The average Twilight Sad song is not a true bummer, because the
Kilsyth, Scotland, band looks at sadness as an emotion to be lived with, handled
and explored. There’s no drowning in sorrow. It helps that the average Twilight
Sad song also contains some thunderous and howling guitar noises. As on 2007’s Fourteen Autumns and Fifteen Winters,
the band gets loud on Forget The Night
Ahead, and the contemplative moments almost always are swept up by huge
Still, where Fourteen
Autumns felt unpolished, the new album sometimes has the crispness of a car
commercial – and it’s not necessarily a flaw. The 11 songs are more sure-handed
than previous efforts, and they pull more influences from the broad swath of
alt-rock between The Twilight Sad’s two guiding stars: shoegaze and post-punk.

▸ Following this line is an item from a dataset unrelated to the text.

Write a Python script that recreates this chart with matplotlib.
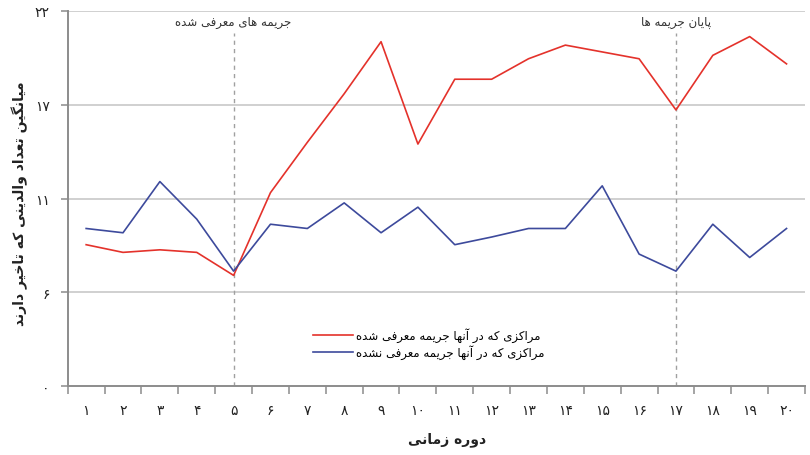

“I Became A Prostitute,” despite its title, is
arena-ready; “The Neighbors Can’t Breathe” has strong undercurrents
of peak-era New Wave; and the more experimental tracks (“Scissors,”
“Floorboards Under The Bed”) owe a little to Glenn Branca. When the band dwells
in quieter passages, it has a firm grip on its melancholia. Even the
slow-building “That Room” — with its martial beat, repeated piano
chord and cryptic family-drama lyrics — is never sappy.
It’s best to take in Forget
The Night Ahead all at once, however. With singer James Graham’s purposeful
melodies and thick burr guiding the way, the songs surge with cold confidence,
as if everybody knows there’s shelter somewhere, just in case they want it.